Réunie à Cotonou, l’opposition béninoise dénonce un code électoral voté sans consensus, qu’elle juge liberticide et porteur de tensions à l’approche des scrutins de 2026. Elle réclame un dialogue national et une révision du texte pour éviter une crise politique.
Mardi 22 avril 2025, au siège du parti Les Démocrates à Cotonou, les visages sont graves, le ton ferme. Face à la presse, les leaders du Cadre de concertation des forces politiques de l’opposition dressent un acte d’accusation sévère contre le code électoral adopté en mars 2024. À dix-huit mois des élections générales prévues en 2026, ils ne cachent pas leurs inquiétudes : « Ce code électoral ne garantit ni la transparence du scrutin ni la participation équitable de tous les citoyens », résume un membre influent de la plateforme.
Code électoral controversé, Article 93 de la discorde
Leur principale critique vise le mode d’adoption du texte, voté tard dans la nuit, sans tenir compte des nombreuses alertes. Églises, société civile, partis d’opposition : les mises en garde ont été nombreuses, mais ignorées. « Une loi ne doit pas rendre la vie plus difficile. Elle doit incarner un mieux-être commun », rappellent-ils dans une déclaration commune.

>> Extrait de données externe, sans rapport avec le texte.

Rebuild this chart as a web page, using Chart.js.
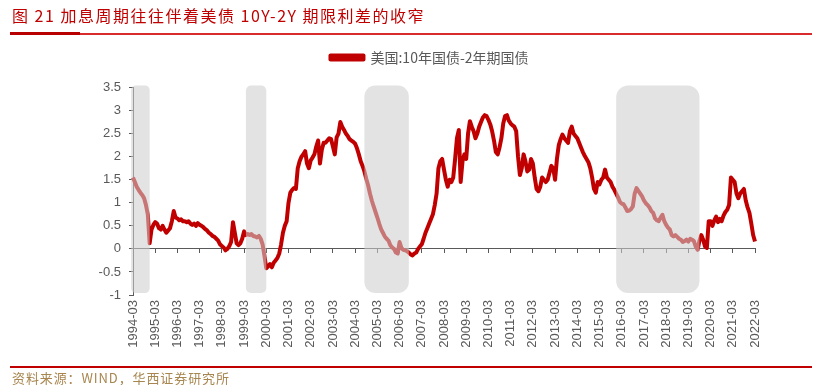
<!DOCTYPE html>
<html>
<head>
<meta charset="utf-8">
<script src="https://cdn.jsdelivr.net/npm/chart.js@4.4.1/dist/chart.umd.min.js"></script>
<style>
  html, body { margin: 0; padding: 0; background: #ffffff; }
  #wrap { position: relative; width: 816px; height: 385px; overflow: hidden; background: #fff; }
  #chartBox { position: absolute; left: 0; top: 0; width: 816px; height: 385px; }
  .title { position: absolute; left: 12px; top: 5px; font-family: "Noto Sans CJK SC", sans-serif; font-size: 16px; line-height: 20px; color: #c00000; letter-spacing: 1.5px; white-space: nowrap; }
  .rule-top { position: absolute; left: 10px; top: 33px; width: 802px; height: 2px; background: #d92b2b; }
  .rule-top-strong { position: absolute; left: 10px; top: 32px; width: 70px; height: 3px; background: #b80000; }
  .rule-bottom { position: absolute; left: 10px; top: 366px; width: 802px; height: 2px; background: #c00000; }
  .source { position: absolute; left: 12px; top: 369px; font-family: "Noto Sans CJK SC", sans-serif; font-size: 13px; line-height: 17px; color: #a8864f; letter-spacing: 0.9px; white-space: nowrap; }
</style>
</head>
<body>
<div id="wrap">
  <div id="chartBox"><canvas id="c"></canvas></div>
  <div class="title">图 21 加息周期往往伴着美债 10Y-2Y 期限利差的收窄</div>
  <div class="rule-top"></div>
  <div class="rule-top-strong"></div>
  <div class="rule-bottom"></div>
  <div class="source">资料来源：WIND，华西证券研究所</div>
</div>
<script>
// ---- data (monthly, 1994-03 .. 2022-03) ----
const seriesName = '美国:10年国债-2年期国债';
const firstYear = 1994, firstMonth = 3;

const spread = [
  1.55,1.45,1.35,1.28,1.22,1.17,1.10,0.95,0.75,0.12,0.42,0.52,   // 1994-03..
  0.58,0.55,0.45,0.42,0.50,0.42,0.35,0.40,0.45,0.60,0.82,0.68,   // 1995-03..
  0.66,0.62,0.64,0.60,0.60,0.58,0.60,0.55,0.52,0.55,0.50,0.56,   // 1996-03..
  0.52,0.50,0.47,0.43,0.40,0.35,0.32,0.28,0.26,0.22,0.18,0.10,   // 1997-03..
  0.06,0.03,-0.03,0.00,0.06,0.15,0.58,0.35,0.12,0.08,0.12,0.22,  // 1998-03..
  0.38,0.30,0.32,0.30,0.32,0.28,0.27,0.25,0.28,0.22,0.10,-0.15,  // 1999-03..
  -0.42,-0.38,-0.33,-0.40,-0.30,-0.25,-0.20,-0.10,0.10,0.35,0.50,0.60, // 2000-03..
  1.00,1.22,1.28,1.32,1.30,1.75,1.90,2.00,2.05,2.12,1.85,1.75,   // 2001-03..
  1.92,1.98,2.05,2.22,2.35,1.85,2.15,2.30,2.30,2.35,2.40,2.38,   // 2002-03..
  2.22,2.05,2.42,2.50,2.75,2.65,2.58,2.50,2.45,2.38,2.35,2.32,   // 2003-03..
  2.28,2.18,2.05,1.90,1.80,1.68,1.52,1.38,1.20,1.05,0.92,0.80,   // 2004-03..
  0.68,0.55,0.43,0.35,0.27,0.22,0.18,0.08,0.03,0.00,-0.08,-0.10, // 2005-03..
  0.15,0.02,-0.02,-0.03,-0.05,-0.08,-0.12,-0.14,-0.10,-0.08,0.00,0.05, // 2006-03..
  0.10,0.22,0.35,0.45,0.55,0.65,0.75,0.95,1.20,1.75,1.90,1.95,   // 2007-03..
  1.72,1.50,1.35,1.50,1.45,1.55,1.95,2.40,2.58,1.45,1.90,2.05,   // 2008-03..
  1.95,2.50,2.77,2.65,2.55,2.40,2.50,2.65,2.75,2.85,2.90,2.88,   // 2009-03..
  2.80,2.70,2.55,2.35,2.10,2.05,2.20,2.40,2.72,2.88,2.90,2.78,   // 2010-03..
  2.72,2.68,2.65,2.55,2.00,1.60,1.75,2.05,1.90,1.68,1.72,1.95,   // 2011-03..
  1.85,1.55,1.30,1.25,1.35,1.55,1.50,1.45,1.50,1.65,1.80,1.75,   // 2012-03..
  1.50,1.95,2.25,2.38,2.48,2.40,2.35,2.30,2.55,2.65,2.50,2.45,   // 2013-03..
  2.40,2.30,2.20,2.10,2.02,1.95,1.88,1.75,1.55,1.30,1.22,1.45,   // 2014-03..
  1.40,1.50,1.55,1.72,1.55,1.50,1.45,1.35,1.28,1.20,1.12,1.02,   // 2015-03..
  0.98,0.97,0.90,0.82,0.83,0.86,0.92,1.20,1.32,1.26,1.20,1.14,   // 2016-03..
  1.05,0.99,0.95,0.90,0.82,0.78,0.66,0.62,0.60,0.68,0.74,0.60,   // 2017-03..
  0.52,0.46,0.42,0.30,0.27,0.30,0.26,0.22,0.20,0.15,0.17,0.20,   // 2018-03..
  0.16,0.22,0.20,0.17,0.05,-0.02,0.18,0.30,0.20,0.05,0.02,0.60,  // 2019-03..
  0.60,0.50,0.62,0.70,0.58,0.65,0.60,0.72,0.80,0.85,0.95,1.55,   // 2020-03..
  1.50,1.45,1.20,1.10,1.20,1.25,1.30,1.05,0.90,0.78,0.55,0.30,   // 2021-03..
  0.16                                                            // 2022-03
];

// categories: one per month
const months = spread.map((_, i) => {
  const t = firstMonth - 1 + i;
  const y = firstYear + Math.floor(t / 12);
  const m = (t % 12) + 1;
  return y + '-' + String(m).padStart(2, '0');
});

// x tick labels
const tickLabels = ['1994-03','1995-03','1996-03','1997-03','1998-03','1999-03','2000-03',
  '2001-03','2002-03','2003-03','2004-03','2005-03','2006-03','2007-03','2008-03','2009-03',
  '2010-03','2011-03','2012-03','2013-03','2014-03','2015-03','2016-03','2017-03','2018-03',
  '2019-03','2020-03','2021-03','2022-03'];

// y tick values
const yTicks = [-1, -0.5, 0, 0.5, 1, 1.5, 2, 2.5, 3, 3.5];

// rate-hike periods shaded in grey
const shadeStart = ['1994-02','1999-04','2004-08','2015-12'];
const shadeEnd   = ['1994-12','2000-03','2006-08','2019-09'];

function monthIndex(s) {
  const [y, m] = s.split('-').map(Number);
  return (y - firstYear) * 12 + (m - firstMonth);
}

const tickIdx = tickLabels.map(monthIndex);
function setTicks(scale) { scale.ticks = tickIdx.map(v => ({ value: v })); }

const shadePlugin = {
  id: 'shades',
  afterDatasetsDraw(chart) {
    const { ctx, chartArea, scales } = chart;
    const xs = scales.x;
    ctx.save();
    ctx.fillStyle = 'rgba(205,205,205,0.57)';
    shadeStart.forEach((s, i) => {
      const x1 = xs.getPixelForValue(monthIndex(s));
      const x2 = xs.getPixelForValue(monthIndex(shadeEnd[i]));
      const top = chartArea.top - 2, bottom = chartArea.bottom - 2;
      const r = Math.min(12, (x2 - x1) / 4);
      ctx.beginPath();
      ctx.roundRect(x1, top, x2 - x1, bottom - top, r);
      ctx.fill();
    });
    ctx.restore();
  }
};

Chart.defaults.font.family = "'Liberation Sans', Arial, sans-serif";
Chart.defaults.font.size = 12;
Chart.defaults.color = '#595959';

new Chart(document.getElementById('c'), {
  type: 'line',
  data: {
    labels: months,
    datasets: [{
      label: seriesName,
      data: spread,
      xAxisID: 'x',
      yAxisID: 'y',
      borderColor: '#c00000',
      backgroundColor: '#c00000',
      borderWidth: 4,
      pointRadius: 0,
      tension: 0,
      borderJoinStyle: 'round'
    }]
  },
  options: {
    responsive: true,
    maintainAspectRatio: false,
    animation: false,
    devicePixelRatio: 1,
    layout: { padding: { left: 93, right: 50, top: 40.5, bottom: 30 } },
    plugins: {
      legend: {
        display: true,
        position: 'top',
        labels: {
          boxWidth: 33,
          boxHeight: 4,
          padding: 10,
          color: '#595959',
          font: { family: "'Noto Sans CJK SC', sans-serif", size: 14 }
        }
      },
      title: {
        display: true,
        text: '',
        weight: 500,
        font: { size: 1, lineHeight: 1 },
        padding: { top: 0, bottom: 12 }
      },
      tooltip: { enabled: false }
    },
    scales: {
      x: {
        type: 'category',
        position: 'bottom',
        afterBuildTicks: setTicks,
        afterFit(scale) { scale.height = 60; },
        grid: { display: false, drawTicks: false },
        border: { display: false },
        ticks: {
          autoSkip: false,
          minRotation: 90,
          maxRotation: 90,
          padding: 5,
          color: '#595959',
          font: { size: 13 },
          callback(v) { return months[v]; }
        }
      },
      x2: {
        type: 'category',
        axis: 'x',
        position: { y: 0 },
        afterBuildTicks: setTicks,
        grid: { display: true, drawOnChartArea: false, drawTicks: true, tickLength: 4, color: '#595959', lineWidth: 1 },
        border: { display: true, color: '#595959', width: 1 },
        ticks: { display: false }
      },
      y: {
        type: 'linear',
        position: 'left',
        min: yTicks[0],
        max: yTicks[yTicks.length - 1],
        afterBuildTicks(scale) { scale.ticks = yTicks.map(v => ({ value: v })); },
        afterFit(scale) { scale.width = 40; },
        grid: { display: true, drawOnChartArea: false, drawTicks: true, tickLength: 4, color: '#595959' },
        border: { display: true, color: '#595959', width: 1 },
        ticks: { padding: 8, color: '#595959', font: { size: 13 }, callback(v) { return String(v); } }
      },
      yPad: {
        type: 'linear',
        position: 'right',
        display: true,
        afterFit(scale) { scale.width = 11; },
        grid: { display: false, drawTicks: false },
        border: { display: false },
        ticks: { display: false }
      }
    }
  },
  plugins: [shadePlugin]
});
</script>
</body>
</html>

Depuis son adoption, le texte fait l’objet de contestations récurrentes. L’absence de concertation préalable et les restrictions qu’il impose aux acteurs politiques nourrissent une méfiance croissante dans un climat politique déjà tendu.
L’article 93, qui prive les représentants de partis politiques de copies des procès-verbaux des résultats au niveau des arrondissements, concentre la plupart des critiques. Pour le député Orden Alladatin, président de la Commission des lois et proche du pouvoir, cette mesure vise à alléger une procédure qu’il juge fastidieuse. « Recopier tous les PV, arrondissement par arrondissement, est un exercice fastidieux et inutile », a-t-il déclaré le 8 avril dernier, lors d’une conférence de presse.
Mais l’opposition y voit un dangereux précédent. « C’est un péché par omission qui ouvre la voie aux manipulations », dénoncent-ils. En l’absence de documents officiels remis aux partis, la compilation des résultats par la Céna devient opaque. Le risque de fraudes, affirment-ils, est bien réel : « Sans photocopie des PV, rien n’empêche une réécriture des chiffres avant leur publication ».
Des électeurs laissés pour compte, Parrainage vérouillé
Autre point d’achoppement : la date de clôture du fichier électoral. Figée en novembre 2025, elle exclurait d’office toute personne ayant atteint la majorité ou s’étant inscrite après cette date. « C’est une injustice criante. Des milliers de jeunes seront privés de leur droit de vote », s’alarme un responsable du Cadre de concertation. Pour les opposants, cette disposition, en l’état, compromet l’inclusivité du scrutin et nuit à sa légitimité.
Le mécanisme de parrainage, instauré pour filtrer les candidatures à la présidentielle, est lui aussi dans le viseur. L’opposition accuse le député Alladatin d’avoir « verrouillé » le processus au profit du camp présidentiel. « En 2023, la mouvance contrôlait les 83 sièges à l’Assemblée nationale. Comment parler d’équité ? », lancent-ils.
Ils déplorent que le parrainage citoyen ait été écarté au profit du seul parrainage par des élus, dont certains, soulignent-ils, ne sont même plus élus mais désignés. « Les maires sont aujourd’hui nommés, et cela fausse la représentativité. Il faut étendre le parrainage à tous les conseils municipaux et communaux, de manière libre et transparente. »
Appel à un dialogue national
Face à ces dérives présumées, les forces politiques de l’opposition proposent l’ouverture d’un dialogue national. Objectif : rediscuter les fondements du code électoral en impliquant toutes les composantes de la société — partis politiques, organisations citoyennes, confessions religieuses, société civile.
Le mot d’ordre est clair : réconcilier le droit électoral avec les exigences de paix sociale et de démocratie. « La relecture du code est une nécessité si nous voulons éviter un scrutin entaché de suspicion, voire une crise politique », préviennent-ils.
Alors que le compte à rebours électoral s’accélère, le bras de fer s’intensifie à Cotonou. Et les opposants, exclus à maintes reprises du jeu électoral ces dernières années, entendent bien ne pas se laisser museler une fois de plus.